WHEAT RIDGE—A Colorado city is now home to the tip of the spear in combating China’s domination of the world-market for rare earth elements (REE). Manipulation of the REE market by China most recently resulted in the shutdown of the Mountain Pass REE mine in California in 2015 after an attempt by Greenwood Village-based Molycorp to reopen what has been the only developed REE mine in the U.S.
A pilot plant, now in operation in Wheat Ridge, which borders Denver to the west, will fine-tune existing technology to extract and purify elements including lithium, scandium, zirconium, beryllium, gallium and hafnium, among others, from domestic ore deposits in Texas.
The plant, built by New York-based USA Rare Earth (USARE) and commissioned June 11, was built to be near the expertise at the Colorado School of Mines in Golden, adjacent to Wheat Ridge, during the technology development phase. USARE expects to build a larger plant starting in 2021 at the Round Top REE mine the company is developing near El Paso, Texas.
In a company press release, Pini Althaus, CEO of USARE said, “Our Colorado pilot plant will be the first processing facility outside of China with the ability to separate the full range of rare earths – Lights, Mids and Heavies. Our Wheat Ridge pilot plant is the second piece of a 100% U.S.-based rare earth oxide supply chain, drawing on feedstock from our Round Top heavy rare earth and critical minerals deposit in southwest Texas. Taken together, Round Top and our pilot plant constitute essential links in restoring a domestic U.S. rare earth supply chain, extracting rare earths and processing them into individual REE oxides – without the material ever leaving the United States, thereby alleviating the current dependence on China for the both raw materials and mineral processing.”
The Wheat Ridge pilot plant may remain active after the new plant is built in Texas to process ore from other mines.
There are several large REE ore bodies in the US and Canada that remain undeveloped.
Since China first started developing its internal REE mining and refining capacity in the 1950s, it has grown to control as much as 99% of the market for these elements, which are indispensable for the production of advanced electronics, permanent magnets and military hardware.
The F-35 Joint Strike Fighter uses some 920 pounds of rare earth metals, and Virginian-class nuclear submarines use nearly 10 tons.
Rare earth metals are also needed for consumer products like hybrid cars, laptop computers and mobile phones.
The U.S. has several known deposits of REE, including in California, Alaska and Texas, that have been languishing in the face of China’s market domination.
President Trump issued an Executive Order on December 20, 2017 directing the government to facilitate development of strategic minerals supplies, including REE, saying, “This dependency of the United States on foreign sources creates a strategic vulnerability for both its economy and military to adverse foreign government action, natural disaster, and other events that can disrupt supply of these key minerals.”
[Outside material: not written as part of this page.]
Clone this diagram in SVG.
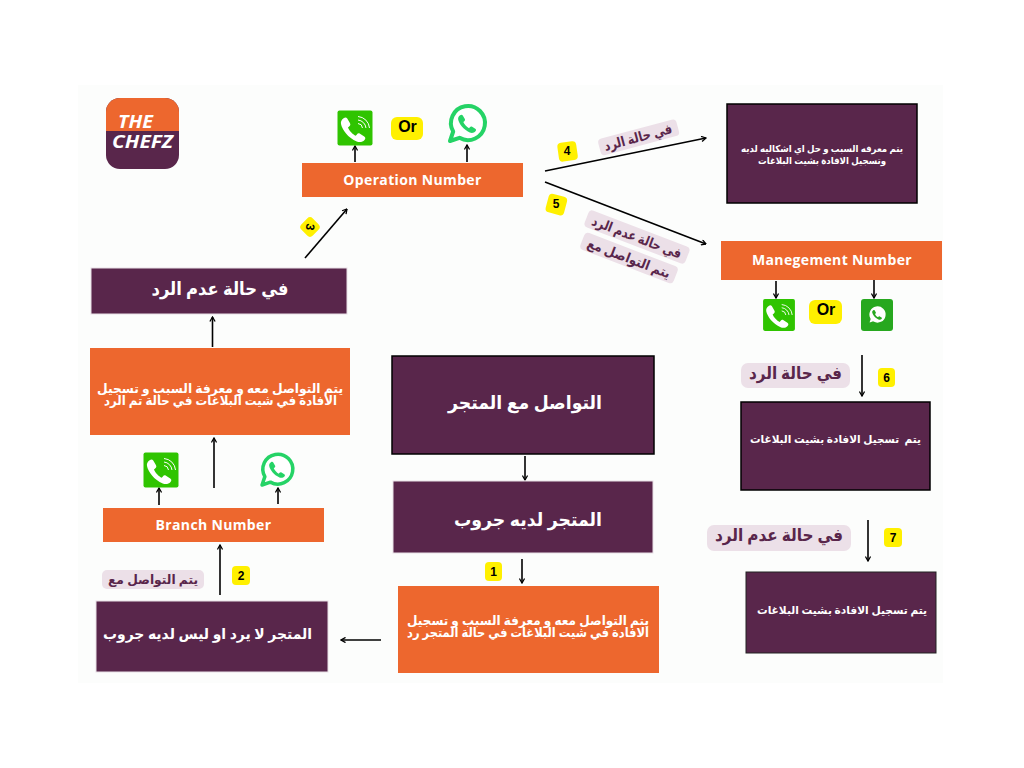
<svg xmlns="http://www.w3.org/2000/svg" width="1024" height="768" viewBox="0 0 1024 768">
<style>
.pu{fill:#59264b}.or{fill:#ed672e}
text{font-family:"Noto Sans","DejaVu Sans",sans-serif;text-anchor:middle}
.ar{fill:#fff;font-weight:700;direction:rtl}
.lat{fill:#fff;font-family:"Open Sans","Noto Sans",sans-serif;font-weight:700;font-size:14px;letter-spacing:.35px}
.tag{fill:#ece0e8}
.tt{fill:#59264b;font-weight:700;direction:rtl}
.by{fill:#fff000}
.n{fill:#000;font-family:"Liberation Sans",sans-serif;font-weight:700;font-size:12px}
.or2{fill:#000;font-family:"Liberation Sans",sans-serif;font-weight:700;font-size:16px}
.c{fill:none;stroke:#000;stroke-width:1.6;marker-end:url(#a)}
.ph{fill:#fff}
.lg{font-family:"Open Sans",sans-serif;font-size:18px;font-weight:700;font-style:italic;fill:#fff}
</style>
<defs>
<marker id="a" viewBox="0 0 10 10" refX="9" refY="5" markerWidth="6.500" markerHeight="6.500" markerUnits="userSpaceOnUse" orient="auto"><path d="M2 1L9 5L2 9" fill="none" stroke="#000" stroke-width="2"/></marker>
<path id="ph" d="M-7.500-9.500C-9-8.500-10-6.800-9.600-4.800C-8.800-.5-3.800 6.500 3 9.200C5.400 10.200 7.800 9.600 9.200 8C10.200 6.800 10 6 9 5.200L5.600 3C4.600 2.400 3.800 2.600 3.100 3.500L2.200 4.600C-.3 3.400-3 .4-4-2.100L-2.900-3C-2-3.800-1.900-4.600-2.500-5.600L-4.600-9.200C-5.300-10.300-6.400-10.300-7.500-9.500Z"/>
<g id="call"><rect x="-17.500" y="-17.500" width="35" height="35" rx="2" fill="#2fc400"/><use href="#ph" class="ph" transform="translate(-2 2) scale(1.25)"/><path d="M3-4.500A5 5 0 0 1 7.500 0M3-8A9 9 0 0 1 11 0M3-11.500A12.500 12.500 0 0 1 14.500 0" fill="none" stroke="#fff" stroke-width="1"/></g>
<g id="wa"><path d="M-17 17L-13.800 7.500A17 17 0 1 1-7.500 13.800Z" fill="#fff" stroke="currentColor" stroke-width="4" stroke-linejoin="round"/><use href="#ph" fill="currentColor" transform="scale(.92)"/></g>
</defs>
<rect width="1024" height="768" fill="#fff"/>
<rect x="78" y="85" width="865" height="598" fill="#fcfdfc"/>

<g id="logo">
<rect x="106" y="98" width="73" height="71" rx="14" class="pu"/>
<path d="M106 131V112A14 14 0 0 1 120 98H165A14 14 0 0 1 179 112V131Z" class="or"/>
<text x="135.500" y="128" class="lg" textLength="35" lengthAdjust="spacingAndGlyphs">THE</text>
<text x="142.500" y="148" class="lg" textLength="61" lengthAdjust="spacingAndGlyphs">CHEFZ</text>
</g>

<g id="connectors">
<path class="c" d="M355 162V146"/>
<path class="c" d="M467 162V145"/>
<path class="c" d="M305 258L347 209"/>
<path class="c" d="M545 171L706 138"/>
<path class="c" d="M545 182L706 244"/>
<path class="c" d="M776 281V298"/>
<path class="c" d="M874 280V298"/>
<path class="c" d="M862 355V396"/>
<path class="c" d="M868 520V561"/>
<path class="c" d="M212.500 347V317"/>
<path class="c" d="M214 488V438"/>
<path class="c" d="M159 505V488"/>
<path class="c" d="M278 504V488"/>
<path class="c" d="M220 595V545"/>
<path class="c" d="M525 456V480"/>
<path class="c" d="M522 559V583"/>
<path class="c" d="M381 640H341"/>
</g>

<g id="op-call"><use href="#call" transform="translate(355 128)"/></g>
<g id="or-1"><rect x="391" y="117" width="32" height="23" rx="6" class="by"/><text x="407.500" y="132" class="or2">Or</text></g>
<g id="op-wa"><use href="#wa" color="#25d366" transform="translate(467 124)"/></g>
<g id="operation"><rect x="302" y="163" width="221" height="34" class="or"/><text x="412.500" y="185" class="lat">Operation Number</text></g>

<g id="badge-3"><rect x="302" y="219" width="16" height="16" rx="4" class="by" transform="rotate(45 310 227)"/><text x="310" y="231" class="n" transform="rotate(100 310 227)">3</text></g>
<g id="no-reply"><rect x="91" y="268" width="256" height="46" class="pu" stroke="#e8e0e6"/><text x="220" y="295" class="ar" font-size="18" textLength="137" lengthAdjust="spacingAndGlyphs">في حالة عدم الرد</text></g>

<g id="tag-4"><rect x="598" y="129" width="81" height="17" rx="4" class="tag" transform="rotate(-15 638 137)"/><text x="638" y="142" class="tt" font-size="13.500" transform="rotate(-15 638 137)" textLength="70" lengthAdjust="spacingAndGlyphs">في حالة الرد</text></g>
<g id="badge-4"><rect x="558" y="142" width="19" height="19" rx="4" class="by" transform="rotate(-8 567 151)"/><text x="567" y="155" class="n">4</text></g>
<g id="badge-5"><rect x="547" y="195" width="19" height="19" rx="4" class="by" transform="rotate(15 556 204)"/><text x="556" y="208" class="n">5</text></g>
<g id="tag-5a"><rect x="583" y="228" width="108" height="18" rx="4" class="tag" transform="rotate(21 637 237)"/><text x="637" y="242" class="tt" font-size="13.500" transform="rotate(21 637 237)" textLength="95" lengthAdjust="spacingAndGlyphs">في حالة عدم الرد</text></g>
<g id="tag-5b"><rect x="579" y="249" width="100" height="18" rx="4" class="tag" transform="rotate(21 629 258)"/><text x="629" y="263" class="tt" font-size="13.500" transform="rotate(21 629 258)" textLength="88" lengthAdjust="spacingAndGlyphs">يتم التواصل مع</text></g>

<g id="resolve"><rect x="727" y="104" width="190" height="99" class="pu" stroke="#000" stroke-width="1.500"/><text x="822" y="152" class="ar" font-size="9.500" textLength="162" lengthAdjust="spacingAndGlyphs">يتم معرفه السبب و حل اي اشكاليه لديه</text><text x="822" y="163.500" class="ar" font-size="9.500" textLength="128" lengthAdjust="spacingAndGlyphs">وتسجيل الافادة بشيت البلاغات</text></g>
<g id="management"><rect x="721" y="241" width="221" height="39" class="or"/><text x="832" y="265" class="lat">Manegement Number</text></g>
<g id="mg-call"><use href="#call" transform="translate(779 315) scale(.91)"/></g>
<g id="or-2"><rect x="809" y="300" width="33" height="24" rx="6" class="by"/><text x="826" y="315" class="or2">Or</text></g>
<g id="mg-wa"><rect x="861" y="299" width="32" height="32" rx="3" fill="#27a81f"/><use href="#wa" color="#27a81f" transform="translate(877 315) scale(.54)"/></g>

<g id="tag-6"><rect x="741" y="363" width="109" height="25" rx="7" class="tag"/><text x="795.500" y="379" class="tt" font-size="17" textLength="93" lengthAdjust="spacingAndGlyphs">في حالة الرد</text></g>
<g id="badge-6"><rect x="878" y="368" width="17" height="19" rx="4" class="by"/><text x="886.500" y="382" class="n">6</text></g>
<g id="logged-6"><rect x="741" y="402" width="189" height="88" class="pu" stroke="#000" stroke-width="1.500"/><text x="835.500" y="443" class="ar" font-size="11" xml:space="preserve" textLength="171" lengthAdjust="spacingAndGlyphs">يتم  تسجيل الافادة بشيت البلاغات</text></g>

<g id="tag-7"><rect x="707" y="525" width="144" height="26" rx="7" class="tag"/><text x="779" y="541" class="tt" font-size="17" textLength="128" lengthAdjust="spacingAndGlyphs">في حالة عدم الرد</text></g>
<g id="badge-7"><rect x="884" y="528" width="18" height="19" rx="4" class="by"/><text x="893" y="542" class="n">7</text></g>
<g id="logged-7"><rect x="746" y="572" width="190" height="81" class="pu" stroke="#222" stroke-width="1"/><text x="842" y="614" class="ar" font-size="11" textLength="170" lengthAdjust="spacingAndGlyphs">يتم تسجيل الافادة بشيت البلاغات</text></g>

<g id="store"><rect x="392" y="356" width="262" height="98" class="pu" stroke="#000" stroke-width="1.500"/><text x="525" y="409" class="ar" font-size="18" textLength="154" lengthAdjust="spacingAndGlyphs">التواصل مع المتجر</text></g>
<g id="has-group"><rect x="393" y="481" width="260" height="72" class="pu" stroke="#e8e0e6"/><text x="528" y="526" class="ar" font-size="18" textLength="148" lengthAdjust="spacingAndGlyphs">المتجر لديه جروب</text></g>
<g id="badge-1"><rect x="485" y="562" width="17" height="19" rx="4" class="by"/><text x="493.500" y="576" class="n">1</text></g>
<g id="contact-store"><rect x="398" y="586" width="261" height="87" class="or"/><text x="528" y="625" class="ar" font-size="13" textLength="242" lengthAdjust="spacingAndGlyphs">يتم التواصل معه و معرفة السبب و تسجيل</text><text x="528" y="637" class="ar" font-size="13" textLength="242" lengthAdjust="spacingAndGlyphs">الافادة في شيت البلاغات في حالة المتجر رد</text></g>

<g id="contact-branch"><rect x="90" y="348" width="260" height="87" class="or"/><text x="220" y="393" class="ar" font-size="13" textLength="246" lengthAdjust="spacingAndGlyphs">يتم التواصل معه و معرفة السبب و تسجيل</text><text x="220.500" y="405" class="ar" font-size="13" textLength="233" lengthAdjust="spacingAndGlyphs">الافادة في شيت البلاغات في حالة تم الرد</text></g>
<g id="br-call"><use href="#call" transform="translate(161 470)"/></g>
<g id="br-wa"><use href="#wa" color="#25d366" transform="translate(277 470) scale(.88)"/></g>
<g id="branch"><rect x="103" y="508" width="221" height="34" class="or"/><text x="213.500" y="530" class="lat">Branch Number</text></g>
<g id="tag-2"><rect x="102" y="570" width="102" height="19" rx="5" class="tag"/><text x="153" y="584" class="tt" font-size="12.500" textLength="90" lengthAdjust="spacingAndGlyphs">يتم التواصل مع</text></g>
<g id="badge-2"><rect x="232" y="566" width="18" height="19" rx="4" class="by"/><text x="241" y="580" class="n">2</text></g>
<g id="no-group"><rect x="96" y="601" width="232" height="71" class="pu" stroke="#e8e0e6"/><text x="207.500" y="639" class="ar" font-size="14.500" textLength="209" lengthAdjust="spacingAndGlyphs">المتجر لا يرد او ليس لديه جروب</text></g>
</svg>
There are no facilities for refining REE ores in the United States, and only one other plant outside of China. This means that almost all REE ore mined anywhere in the world must go to China or Malaysia to be refined into pure usable stock.
Since 2017 the U.S. government has been buying REE from an Australian firm, Lynas Corp., which mines REE in Western Australia and refines it at its processing plant in Malaysia.
But according to author Robert Castellano, writing in the online financial publication Seeking Alpha, “U.S. Senator Ted Cruz and five other senators sent a letter to the Pentagon pushing it to only fund U.S. rare earth projects.”
China has long sought to control access to refining facilities to favor their own enormous Biayun Obo rare earth mine located in Inner Mongolia, that contains perhaps 70% of the world’s known REE reserves.
Reuters reported on May 13, 2020, “U.S. Senator Ted Cruz introduced legislation on Tuesday to help revive the U.S. rare earths industry with tax breaks for mine developers and manufacturers who buy their products, the latest attempt by Washington to break China’s control over the strategic sector.”
Editors’s Note: An error in attributing Chinese minority ownership of Lynas has been corrected to reflect the source of the information and provide a direct quote from the source author, Robert Castellano.